═════ Provided material
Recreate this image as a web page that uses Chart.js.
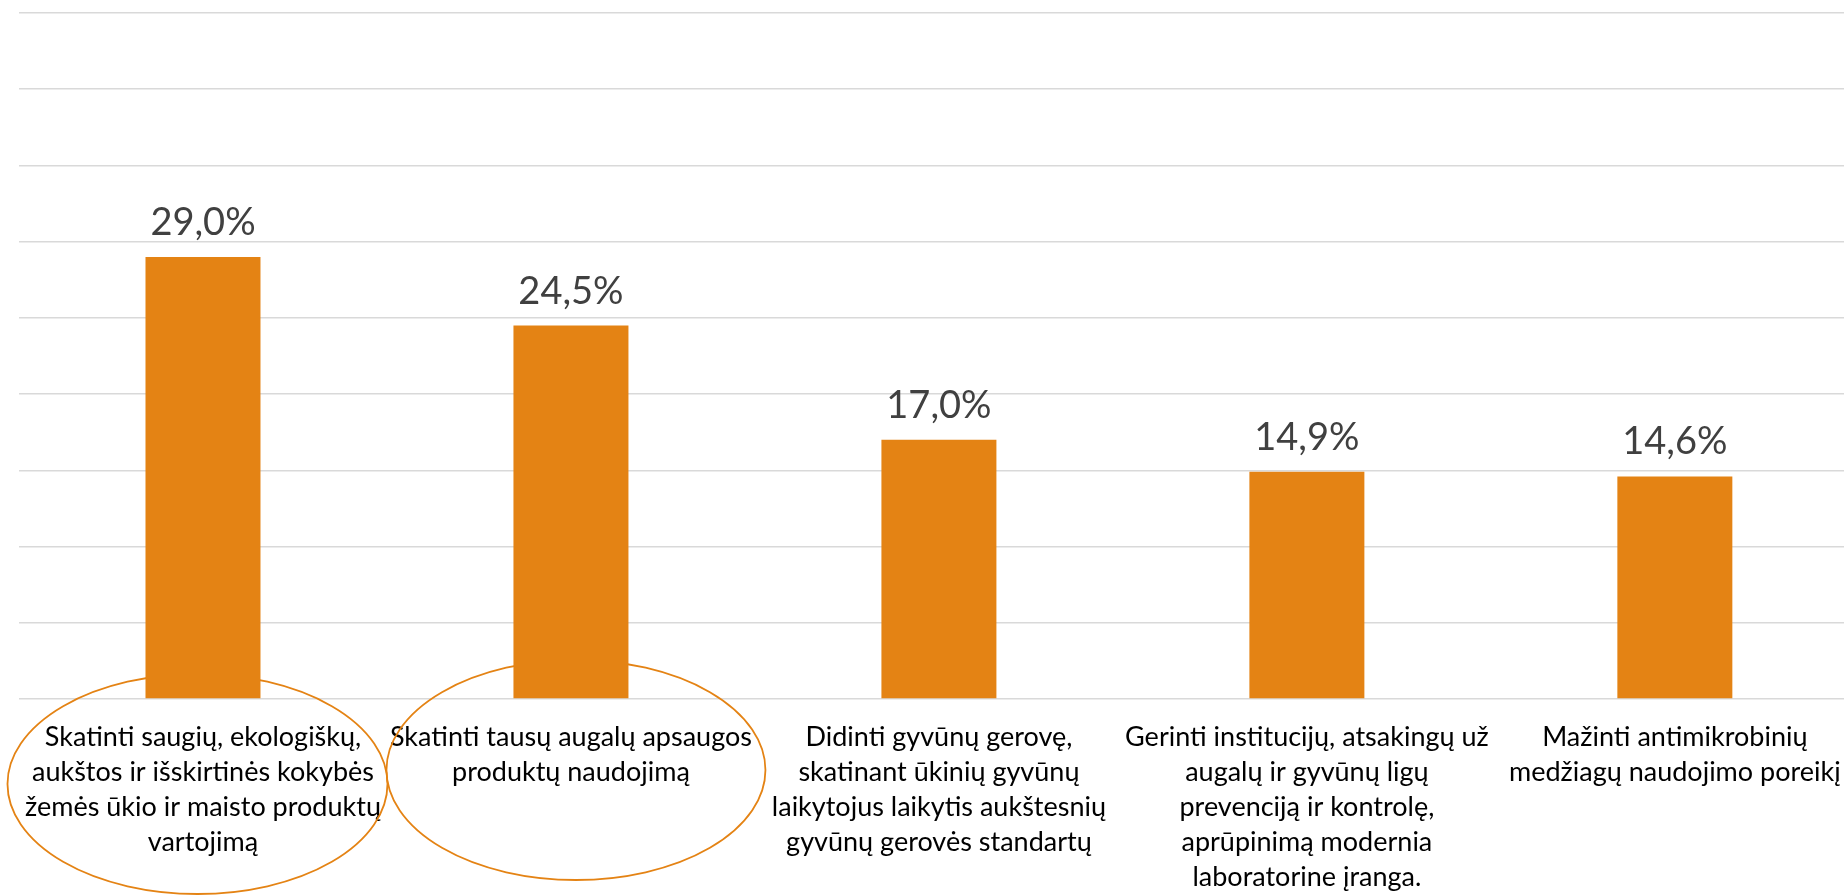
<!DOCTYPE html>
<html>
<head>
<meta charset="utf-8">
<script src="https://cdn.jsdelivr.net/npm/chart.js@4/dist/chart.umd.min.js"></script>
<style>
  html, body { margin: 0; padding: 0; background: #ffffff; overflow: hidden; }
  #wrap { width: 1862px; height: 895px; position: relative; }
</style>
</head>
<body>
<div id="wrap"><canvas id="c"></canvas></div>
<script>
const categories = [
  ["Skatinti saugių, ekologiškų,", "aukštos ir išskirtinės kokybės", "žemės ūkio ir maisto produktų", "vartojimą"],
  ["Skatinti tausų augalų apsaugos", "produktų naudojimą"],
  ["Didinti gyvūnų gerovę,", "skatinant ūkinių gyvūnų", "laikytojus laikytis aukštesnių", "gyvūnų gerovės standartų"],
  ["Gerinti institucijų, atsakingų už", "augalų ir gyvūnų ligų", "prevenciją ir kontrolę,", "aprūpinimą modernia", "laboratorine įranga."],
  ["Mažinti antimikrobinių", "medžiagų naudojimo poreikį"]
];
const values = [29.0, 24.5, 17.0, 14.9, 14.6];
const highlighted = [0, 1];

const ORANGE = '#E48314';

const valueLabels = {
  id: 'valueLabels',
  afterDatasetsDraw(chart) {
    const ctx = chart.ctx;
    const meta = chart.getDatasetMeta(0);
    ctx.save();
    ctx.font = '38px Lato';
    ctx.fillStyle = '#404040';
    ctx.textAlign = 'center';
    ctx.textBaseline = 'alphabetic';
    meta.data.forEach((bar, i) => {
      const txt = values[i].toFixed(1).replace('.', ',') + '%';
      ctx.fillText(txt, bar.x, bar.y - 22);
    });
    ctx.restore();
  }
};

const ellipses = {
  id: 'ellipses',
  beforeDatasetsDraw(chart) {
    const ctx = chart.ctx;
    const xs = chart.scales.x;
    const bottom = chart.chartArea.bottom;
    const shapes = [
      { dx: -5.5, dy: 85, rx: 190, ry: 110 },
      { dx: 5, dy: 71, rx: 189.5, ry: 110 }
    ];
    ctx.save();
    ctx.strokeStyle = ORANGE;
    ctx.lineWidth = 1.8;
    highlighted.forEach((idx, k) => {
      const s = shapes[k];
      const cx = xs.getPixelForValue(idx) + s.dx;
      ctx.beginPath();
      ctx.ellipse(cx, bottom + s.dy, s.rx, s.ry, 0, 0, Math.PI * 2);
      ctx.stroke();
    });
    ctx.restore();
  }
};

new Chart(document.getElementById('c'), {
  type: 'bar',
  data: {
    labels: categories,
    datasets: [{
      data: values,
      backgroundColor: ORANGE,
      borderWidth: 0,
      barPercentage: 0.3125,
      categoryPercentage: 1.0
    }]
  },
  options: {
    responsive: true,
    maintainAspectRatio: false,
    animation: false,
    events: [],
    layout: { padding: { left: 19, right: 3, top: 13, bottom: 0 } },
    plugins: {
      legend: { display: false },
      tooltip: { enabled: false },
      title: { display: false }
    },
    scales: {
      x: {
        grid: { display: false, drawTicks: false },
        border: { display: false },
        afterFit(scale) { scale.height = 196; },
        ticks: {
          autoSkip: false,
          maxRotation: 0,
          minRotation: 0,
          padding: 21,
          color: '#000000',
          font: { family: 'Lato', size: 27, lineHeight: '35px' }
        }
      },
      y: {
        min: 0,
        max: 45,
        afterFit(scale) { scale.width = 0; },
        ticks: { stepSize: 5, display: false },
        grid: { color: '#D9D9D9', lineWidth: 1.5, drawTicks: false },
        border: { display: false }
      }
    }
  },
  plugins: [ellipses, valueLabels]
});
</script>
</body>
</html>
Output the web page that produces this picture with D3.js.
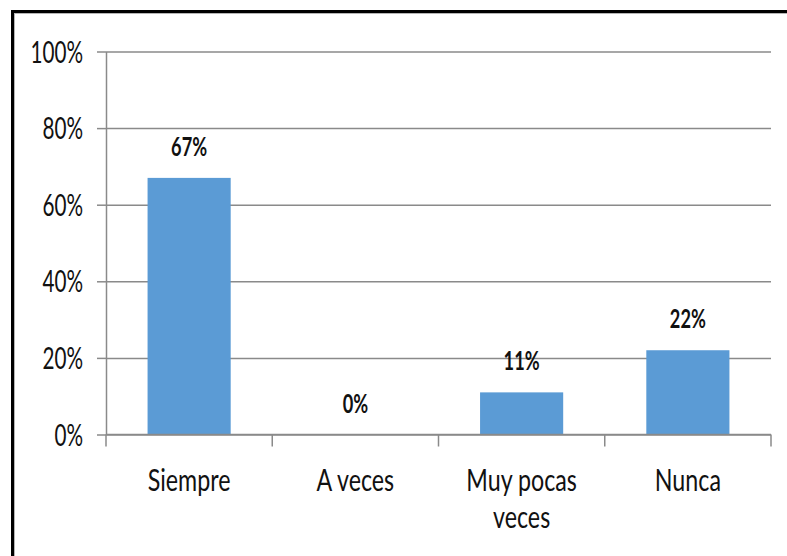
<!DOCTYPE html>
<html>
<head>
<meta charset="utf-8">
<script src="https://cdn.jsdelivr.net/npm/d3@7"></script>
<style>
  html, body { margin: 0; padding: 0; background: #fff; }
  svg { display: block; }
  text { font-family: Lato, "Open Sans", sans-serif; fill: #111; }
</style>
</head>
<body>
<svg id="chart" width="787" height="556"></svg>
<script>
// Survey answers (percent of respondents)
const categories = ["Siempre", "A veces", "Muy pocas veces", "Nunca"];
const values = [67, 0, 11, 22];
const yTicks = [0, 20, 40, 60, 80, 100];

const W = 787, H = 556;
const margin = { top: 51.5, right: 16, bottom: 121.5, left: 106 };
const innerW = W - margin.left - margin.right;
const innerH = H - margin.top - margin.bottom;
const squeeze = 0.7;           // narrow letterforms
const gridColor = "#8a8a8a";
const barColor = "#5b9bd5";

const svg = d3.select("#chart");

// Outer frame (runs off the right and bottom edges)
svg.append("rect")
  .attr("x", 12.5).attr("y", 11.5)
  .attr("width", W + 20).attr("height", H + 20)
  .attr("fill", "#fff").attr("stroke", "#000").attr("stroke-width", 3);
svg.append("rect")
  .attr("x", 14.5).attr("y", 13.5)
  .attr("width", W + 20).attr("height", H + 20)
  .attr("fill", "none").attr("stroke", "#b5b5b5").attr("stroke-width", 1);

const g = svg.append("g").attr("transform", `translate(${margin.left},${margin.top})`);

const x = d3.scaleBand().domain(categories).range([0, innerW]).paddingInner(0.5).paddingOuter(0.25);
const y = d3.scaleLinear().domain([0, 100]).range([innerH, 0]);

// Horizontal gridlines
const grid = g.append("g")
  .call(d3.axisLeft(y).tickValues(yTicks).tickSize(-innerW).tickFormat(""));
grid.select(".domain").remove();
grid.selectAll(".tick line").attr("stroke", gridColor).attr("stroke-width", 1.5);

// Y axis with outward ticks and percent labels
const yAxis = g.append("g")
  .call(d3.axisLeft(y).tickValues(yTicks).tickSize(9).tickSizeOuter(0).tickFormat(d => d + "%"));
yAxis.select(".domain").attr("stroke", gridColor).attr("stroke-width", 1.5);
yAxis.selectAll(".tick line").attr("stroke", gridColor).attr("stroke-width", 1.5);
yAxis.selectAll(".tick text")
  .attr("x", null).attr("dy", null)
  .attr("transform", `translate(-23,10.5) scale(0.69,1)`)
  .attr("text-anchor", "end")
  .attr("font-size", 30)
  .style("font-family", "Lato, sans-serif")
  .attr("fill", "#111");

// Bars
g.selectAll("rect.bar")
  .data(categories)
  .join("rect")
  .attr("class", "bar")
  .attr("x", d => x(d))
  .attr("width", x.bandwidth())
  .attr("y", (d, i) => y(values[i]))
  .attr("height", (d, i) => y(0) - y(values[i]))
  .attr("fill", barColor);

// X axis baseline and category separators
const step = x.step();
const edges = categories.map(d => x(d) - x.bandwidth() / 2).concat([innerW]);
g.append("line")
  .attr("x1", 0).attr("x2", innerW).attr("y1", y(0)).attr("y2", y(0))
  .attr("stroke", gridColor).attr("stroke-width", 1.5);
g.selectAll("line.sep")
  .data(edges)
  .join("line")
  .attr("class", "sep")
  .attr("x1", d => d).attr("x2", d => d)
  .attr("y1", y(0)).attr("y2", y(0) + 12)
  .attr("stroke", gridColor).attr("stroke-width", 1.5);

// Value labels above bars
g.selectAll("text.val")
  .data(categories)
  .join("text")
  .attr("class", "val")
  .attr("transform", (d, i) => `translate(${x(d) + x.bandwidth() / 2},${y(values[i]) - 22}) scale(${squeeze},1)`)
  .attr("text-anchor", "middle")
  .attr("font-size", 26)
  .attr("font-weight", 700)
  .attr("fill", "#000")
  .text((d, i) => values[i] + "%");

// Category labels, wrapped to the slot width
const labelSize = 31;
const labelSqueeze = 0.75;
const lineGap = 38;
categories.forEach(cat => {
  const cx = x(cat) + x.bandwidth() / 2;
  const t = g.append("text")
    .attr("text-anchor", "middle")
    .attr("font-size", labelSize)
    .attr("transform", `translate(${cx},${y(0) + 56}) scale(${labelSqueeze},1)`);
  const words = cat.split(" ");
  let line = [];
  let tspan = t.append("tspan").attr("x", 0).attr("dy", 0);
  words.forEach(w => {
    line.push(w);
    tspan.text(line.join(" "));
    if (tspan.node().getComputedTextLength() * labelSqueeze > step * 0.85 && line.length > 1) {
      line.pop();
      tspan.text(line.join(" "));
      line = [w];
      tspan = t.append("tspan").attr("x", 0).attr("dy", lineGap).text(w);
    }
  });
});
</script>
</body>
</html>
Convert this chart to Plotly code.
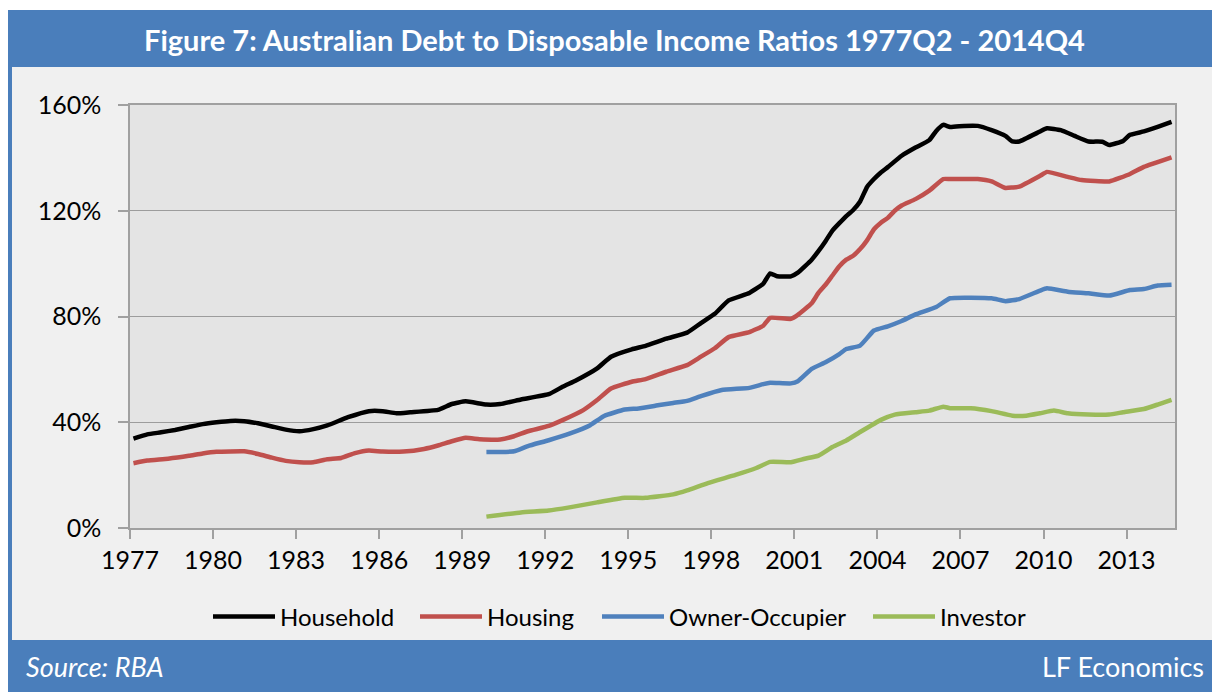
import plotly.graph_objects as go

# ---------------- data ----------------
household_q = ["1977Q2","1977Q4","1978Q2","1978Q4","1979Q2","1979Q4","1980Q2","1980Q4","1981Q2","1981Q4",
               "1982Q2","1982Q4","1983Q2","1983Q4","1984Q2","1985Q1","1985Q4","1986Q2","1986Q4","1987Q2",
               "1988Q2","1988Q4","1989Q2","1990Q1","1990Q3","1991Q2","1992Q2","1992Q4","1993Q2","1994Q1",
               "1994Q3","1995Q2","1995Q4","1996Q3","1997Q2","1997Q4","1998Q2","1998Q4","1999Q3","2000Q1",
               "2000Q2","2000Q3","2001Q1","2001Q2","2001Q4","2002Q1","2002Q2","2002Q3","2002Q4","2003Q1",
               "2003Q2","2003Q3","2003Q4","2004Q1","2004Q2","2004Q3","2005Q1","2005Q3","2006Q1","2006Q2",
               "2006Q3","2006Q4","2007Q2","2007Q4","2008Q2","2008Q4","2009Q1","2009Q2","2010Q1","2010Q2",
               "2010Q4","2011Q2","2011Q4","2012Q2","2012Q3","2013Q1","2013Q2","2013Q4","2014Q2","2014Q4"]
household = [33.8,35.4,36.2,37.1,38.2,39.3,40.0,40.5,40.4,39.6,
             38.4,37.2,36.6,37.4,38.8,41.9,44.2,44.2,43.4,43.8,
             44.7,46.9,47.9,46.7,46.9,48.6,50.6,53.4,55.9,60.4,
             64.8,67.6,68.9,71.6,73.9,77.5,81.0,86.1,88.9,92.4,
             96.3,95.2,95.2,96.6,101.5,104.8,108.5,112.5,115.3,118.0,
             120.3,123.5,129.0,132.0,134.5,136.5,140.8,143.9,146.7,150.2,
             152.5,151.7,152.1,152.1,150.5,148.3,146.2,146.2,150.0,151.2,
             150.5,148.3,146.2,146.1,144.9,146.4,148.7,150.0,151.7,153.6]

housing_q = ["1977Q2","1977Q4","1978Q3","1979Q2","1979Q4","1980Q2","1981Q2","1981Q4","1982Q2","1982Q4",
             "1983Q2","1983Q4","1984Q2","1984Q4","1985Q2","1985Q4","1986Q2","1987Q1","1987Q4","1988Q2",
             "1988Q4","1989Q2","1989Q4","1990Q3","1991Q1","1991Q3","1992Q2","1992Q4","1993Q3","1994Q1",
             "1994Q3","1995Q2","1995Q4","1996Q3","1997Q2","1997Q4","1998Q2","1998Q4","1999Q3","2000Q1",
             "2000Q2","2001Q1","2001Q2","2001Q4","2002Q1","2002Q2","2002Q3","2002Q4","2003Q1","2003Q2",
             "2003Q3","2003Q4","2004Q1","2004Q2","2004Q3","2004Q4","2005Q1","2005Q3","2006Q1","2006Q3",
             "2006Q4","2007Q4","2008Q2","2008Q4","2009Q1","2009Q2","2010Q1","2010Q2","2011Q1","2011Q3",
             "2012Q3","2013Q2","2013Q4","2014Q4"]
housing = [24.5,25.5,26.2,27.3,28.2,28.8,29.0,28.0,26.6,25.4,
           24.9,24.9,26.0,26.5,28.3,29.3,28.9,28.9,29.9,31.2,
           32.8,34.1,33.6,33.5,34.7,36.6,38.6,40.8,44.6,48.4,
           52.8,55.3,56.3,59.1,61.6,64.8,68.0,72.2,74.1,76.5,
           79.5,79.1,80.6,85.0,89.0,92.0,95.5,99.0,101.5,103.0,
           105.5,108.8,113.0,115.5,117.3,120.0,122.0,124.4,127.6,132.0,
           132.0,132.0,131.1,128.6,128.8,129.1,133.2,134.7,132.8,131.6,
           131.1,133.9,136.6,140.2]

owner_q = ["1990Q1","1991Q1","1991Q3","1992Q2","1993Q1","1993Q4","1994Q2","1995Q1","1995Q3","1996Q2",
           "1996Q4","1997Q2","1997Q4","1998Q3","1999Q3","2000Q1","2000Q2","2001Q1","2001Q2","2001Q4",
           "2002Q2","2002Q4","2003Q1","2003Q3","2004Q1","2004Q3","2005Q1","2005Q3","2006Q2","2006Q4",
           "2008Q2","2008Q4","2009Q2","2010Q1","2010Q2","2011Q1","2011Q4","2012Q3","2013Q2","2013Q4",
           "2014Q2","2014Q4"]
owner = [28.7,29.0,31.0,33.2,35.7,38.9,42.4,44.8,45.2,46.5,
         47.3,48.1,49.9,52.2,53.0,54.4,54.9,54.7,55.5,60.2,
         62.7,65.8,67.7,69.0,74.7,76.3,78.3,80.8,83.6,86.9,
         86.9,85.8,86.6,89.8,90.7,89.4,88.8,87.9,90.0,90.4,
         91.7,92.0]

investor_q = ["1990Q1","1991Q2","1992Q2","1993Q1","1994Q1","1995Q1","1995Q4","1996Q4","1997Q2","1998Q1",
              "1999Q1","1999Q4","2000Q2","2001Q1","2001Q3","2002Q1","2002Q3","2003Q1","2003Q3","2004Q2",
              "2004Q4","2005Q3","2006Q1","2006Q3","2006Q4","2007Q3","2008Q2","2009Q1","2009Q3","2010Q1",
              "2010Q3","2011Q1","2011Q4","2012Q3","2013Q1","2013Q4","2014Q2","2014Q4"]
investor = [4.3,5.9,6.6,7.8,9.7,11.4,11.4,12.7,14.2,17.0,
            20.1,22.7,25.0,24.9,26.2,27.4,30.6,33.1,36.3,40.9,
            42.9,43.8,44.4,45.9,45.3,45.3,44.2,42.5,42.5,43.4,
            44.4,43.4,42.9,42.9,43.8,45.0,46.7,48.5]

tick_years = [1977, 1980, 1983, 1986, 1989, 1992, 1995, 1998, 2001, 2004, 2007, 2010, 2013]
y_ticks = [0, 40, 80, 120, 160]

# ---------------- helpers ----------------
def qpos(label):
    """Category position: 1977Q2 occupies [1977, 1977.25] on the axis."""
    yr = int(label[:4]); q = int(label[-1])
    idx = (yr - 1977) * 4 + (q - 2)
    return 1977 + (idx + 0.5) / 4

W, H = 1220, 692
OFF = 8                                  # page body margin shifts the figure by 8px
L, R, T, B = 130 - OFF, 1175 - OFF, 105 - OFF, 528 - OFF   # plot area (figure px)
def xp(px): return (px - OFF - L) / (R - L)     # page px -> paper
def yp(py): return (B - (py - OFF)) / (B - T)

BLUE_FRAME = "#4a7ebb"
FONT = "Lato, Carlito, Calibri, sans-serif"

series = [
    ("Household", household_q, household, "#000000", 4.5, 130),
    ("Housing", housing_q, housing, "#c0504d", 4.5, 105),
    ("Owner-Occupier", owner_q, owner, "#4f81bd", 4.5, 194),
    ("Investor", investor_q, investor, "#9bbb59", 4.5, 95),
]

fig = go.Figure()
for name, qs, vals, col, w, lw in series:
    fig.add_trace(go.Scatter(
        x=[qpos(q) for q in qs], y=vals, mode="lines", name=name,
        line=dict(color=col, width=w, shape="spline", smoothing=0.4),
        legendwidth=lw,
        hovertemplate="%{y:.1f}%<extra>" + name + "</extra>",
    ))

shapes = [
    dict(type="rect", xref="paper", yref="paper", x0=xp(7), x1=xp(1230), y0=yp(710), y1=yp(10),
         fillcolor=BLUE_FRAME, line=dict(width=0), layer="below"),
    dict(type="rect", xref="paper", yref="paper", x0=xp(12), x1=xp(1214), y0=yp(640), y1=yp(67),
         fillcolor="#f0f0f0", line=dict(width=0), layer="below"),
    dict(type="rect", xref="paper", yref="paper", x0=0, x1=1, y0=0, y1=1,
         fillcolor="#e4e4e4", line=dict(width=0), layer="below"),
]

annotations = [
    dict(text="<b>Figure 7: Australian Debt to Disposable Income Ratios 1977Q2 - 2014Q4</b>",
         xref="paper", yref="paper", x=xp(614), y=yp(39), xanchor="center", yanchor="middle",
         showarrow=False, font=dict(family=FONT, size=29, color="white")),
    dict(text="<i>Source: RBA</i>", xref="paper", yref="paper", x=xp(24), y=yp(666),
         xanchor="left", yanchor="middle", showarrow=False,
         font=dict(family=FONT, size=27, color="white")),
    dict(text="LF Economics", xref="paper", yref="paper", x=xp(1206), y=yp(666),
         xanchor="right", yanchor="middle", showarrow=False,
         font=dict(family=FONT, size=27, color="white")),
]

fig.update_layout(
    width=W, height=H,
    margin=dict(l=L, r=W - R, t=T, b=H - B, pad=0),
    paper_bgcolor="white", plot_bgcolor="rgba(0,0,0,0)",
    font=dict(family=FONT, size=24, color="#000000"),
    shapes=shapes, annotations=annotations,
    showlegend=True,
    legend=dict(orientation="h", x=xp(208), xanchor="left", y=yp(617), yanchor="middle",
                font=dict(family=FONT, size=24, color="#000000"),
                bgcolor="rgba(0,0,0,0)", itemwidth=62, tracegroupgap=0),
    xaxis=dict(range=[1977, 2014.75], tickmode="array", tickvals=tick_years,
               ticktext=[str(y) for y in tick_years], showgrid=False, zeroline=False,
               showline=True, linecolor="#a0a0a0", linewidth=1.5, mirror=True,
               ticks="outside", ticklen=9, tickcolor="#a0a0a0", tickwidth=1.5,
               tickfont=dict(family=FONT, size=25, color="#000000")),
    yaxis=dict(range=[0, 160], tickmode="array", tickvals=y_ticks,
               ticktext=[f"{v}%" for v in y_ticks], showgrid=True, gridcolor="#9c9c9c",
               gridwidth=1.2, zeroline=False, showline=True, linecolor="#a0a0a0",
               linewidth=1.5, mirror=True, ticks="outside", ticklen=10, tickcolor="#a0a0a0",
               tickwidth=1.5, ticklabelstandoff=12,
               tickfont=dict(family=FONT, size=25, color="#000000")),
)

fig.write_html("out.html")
══════════
In the records above, locate every line with the string "page" and copy it.

Recreate this image as a web page that uses Chart.js.
Output the web page that produces this picture with D3.js.
OFF = 8                                  # page body margin shifts the figure by 8px
def xp(px): return (px - OFF - L) / (R - L)     # page px -> paper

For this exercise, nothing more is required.